» **TASK OBJECTIVE**
Only the lines from the start of the data through the line with "-3.8, -3.55, -3.2, -3.0, -2.7]" belong in the copy. Restate them word for word, minus the pictures.
·····
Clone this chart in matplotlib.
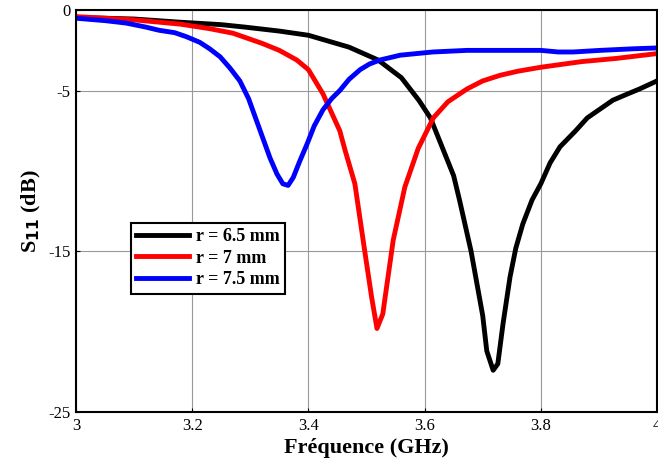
import matplotlib
matplotlib.use("Agg")
from matplotlib import pyplot as plt

# frequences (GHz) et S11 (dB)
f_65 = [3.0, 3.1, 3.18, 3.25, 3.29, 3.35, 3.4, 3.47, 3.52, 3.56, 3.59, 3.61, 3.63,
        3.65, 3.66, 3.68, 3.69, 3.70, 3.707, 3.718, 3.726, 3.735, 3.747, 3.757,
        3.769, 3.785, 3.80, 3.816, 3.833, 3.86, 3.88, 3.90, 3.924, 3.95, 3.97, 4.0]
s_65 = [-0.45, -0.55, -0.75, -0.9, -1.05, -1.3, -1.56, -2.3, -3.1, -4.2, -5.6, -6.7, -8.5,
        -10.3, -11.8, -15.0, -17.0, -19.0, -21.2, -22.4, -22.0, -19.5, -16.6, -14.8,
        -13.3, -11.8, -10.8, -9.5, -8.5, -7.5, -6.7, -6.2, -5.6, -5.2, -4.9, -4.4]

f_7 = [3.0, 3.1, 3.18, 3.23, 3.27, 3.32, 3.35, 3.38, 3.40, 3.425, 3.454, 3.463, 3.48, 3.497,
       3.509, 3.518, 3.528, 3.546, 3.566, 3.589, 3.615, 3.64, 3.673, 3.70, 3.73,
       3.76, 3.80, 3.87, 3.93, 4.0]
s_7 = [-0.4, -0.6, -0.87, -1.15, -1.43, -2.06, -2.5, -3.1, -3.7, -5.2, -7.5, -8.7, -10.8, -15.0,
       -17.9, -19.8, -18.9, -14.3, -11.0, -8.6, -6.7, -5.7, -4.9, -4.4, -4.05,
       -3.8, -3.55, -3.2, -3.0, -2.7]

f_75 = [3.0, 3.05, 3.086, 3.12, 3.143, 3.17, 3.19, 3.213, 3.23, 3.248, 3.265, 3.282,
        3.297, 3.311, 3.323, 3.334, 3.346, 3.356, 3.365, 3.374, 3.385, 3.398, 3.41,
        3.425, 3.44, 3.454, 3.47, 3.489, 3.505, 3.523, 3.558, 3.614, 3.673, 3.80,
        3.83, 3.856, 3.902, 3.96, 4.0]
s_75 = [-0.5, -0.65, -0.8, -1.05, -1.25, -1.4, -1.65, -2.0, -2.4, -2.9, -3.6, -4.4,
        -5.5, -6.9, -8.1, -9.2, -10.2, -10.8, -10.9, -10.4, -9.4, -8.3, -7.2,
        -6.2, -5.5, -5.0, -4.3, -3.7, -3.35, -3.1, -2.8, -2.6, -2.5, -2.5,
        -2.6, -2.6, -2.5, -2.4, -2.35]

plt.rcParams['font.family'] = ['Liberation Serif', 'DejaVu Serif']

fig = plt.figure(figsize=(6.58, 4.63), dpi=100)
ax = fig.add_axes([0.1155, 0.110, 0.883, 0.868])

ax.plot(f_65, s_65, color='black', lw=3.5, label='r = 6.5 mm')
ax.plot(f_7, s_7, color='red', lw=3.5, label='r = 7 mm')
ax.plot(f_75, s_75, color='blue', lw=3.5, label='r = 7.5 mm')

ax.set_xlim(3, 4)
ax.set_ylim(-25, 0)
ax.set_xticks([3, 3.2, 3.4, 3.6, 3.8, 4])
ax.set_xticklabels(['3', '3.2', '3.4', '3.6', '3.8', '4'])
ax.set_yticks([-25, -15, -5, 0])
ax.set_yticklabels(['-25', '-15', '-5', '0'])
ax.tick_params(direction='in', length=3, labelsize=12, pad=4)
ax.grid(True, color='#999999', lw=0.8)
for s in ax.spines.values():
    s.set_linewidth(1.5)

ax.set_xlabel('Fréquence (GHz)', fontsize=16, fontweight='bold', labelpad=3)
ax.set_ylabel(r'S$_{\mathbf{11}}$ (dB)', fontsize=16, fontweight='bold', labelpad=4)

leg = ax.legend(loc='upper left', bbox_to_anchor=(0.0947, 0.471), borderaxespad=0,
                prop={'weight': 'bold', 'size': 13}, handlelength=2.9,
                handletextpad=0.4, fancybox=False, edgecolor='black',
                framealpha=1, labelspacing=0.25, borderpad=0.3)
leg.get_frame().set_linewidth(1.5)

plt.savefig('out.png', dpi=100)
·····
» **EXERCISE RESULT**
Clone this chart in matplotlib.
import matplotlib
matplotlib.use("Agg")
from matplotlib import pyplot as plt

# frequences (GHz) et S11 (dB)
f_65 = [3.0, 3.1, 3.18, 3.25, 3.29, 3.35, 3.4, 3.47, 3.52, 3.56, 3.59, 3.61, 3.63,
        3.65, 3.66, 3.68, 3.69, 3.70, 3.707, 3.718, 3.726, 3.735, 3.747, 3.757,
        3.769, 3.785, 3.80, 3.816, 3.833, 3.86, 3.88, 3.90, 3.924, 3.95, 3.97, 4.0]
s_65 = [-0.45, -0.55, -0.75, -0.9, -1.05, -1.3, -1.56, -2.3, -3.1, -4.2, -5.6, -6.7, -8.5,
        -10.3, -11.8, -15.0, -17.0, -19.0, -21.2, -22.4, -22.0, -19.5, -16.6, -14.8,
        -13.3, -11.8, -10.8, -9.5, -8.5, -7.5, -6.7, -6.2, -5.6, -5.2, -4.9, -4.4]

f_7 = [3.0, 3.1, 3.18, 3.23, 3.27, 3.32, 3.35, 3.38, 3.40, 3.425, 3.454, 3.463, 3.48, 3.497,
       3.509, 3.518, 3.528, 3.546, 3.566, 3.589, 3.615, 3.64, 3.673, 3.70, 3.73,
       3.76, 3.80, 3.87, 3.93, 4.0]
s_7 = [-0.4, -0.6, -0.87, -1.15, -1.43, -2.06, -2.5, -3.1, -3.7, -5.2, -7.5, -8.7, -10.8, -15.0,
       -17.9, -19.8, -18.9, -14.3, -11.0, -8.6, -6.7, -5.7, -4.9, -4.4, -4.05,
       -3.8, -3.55, -3.2, -3.0, -2.7]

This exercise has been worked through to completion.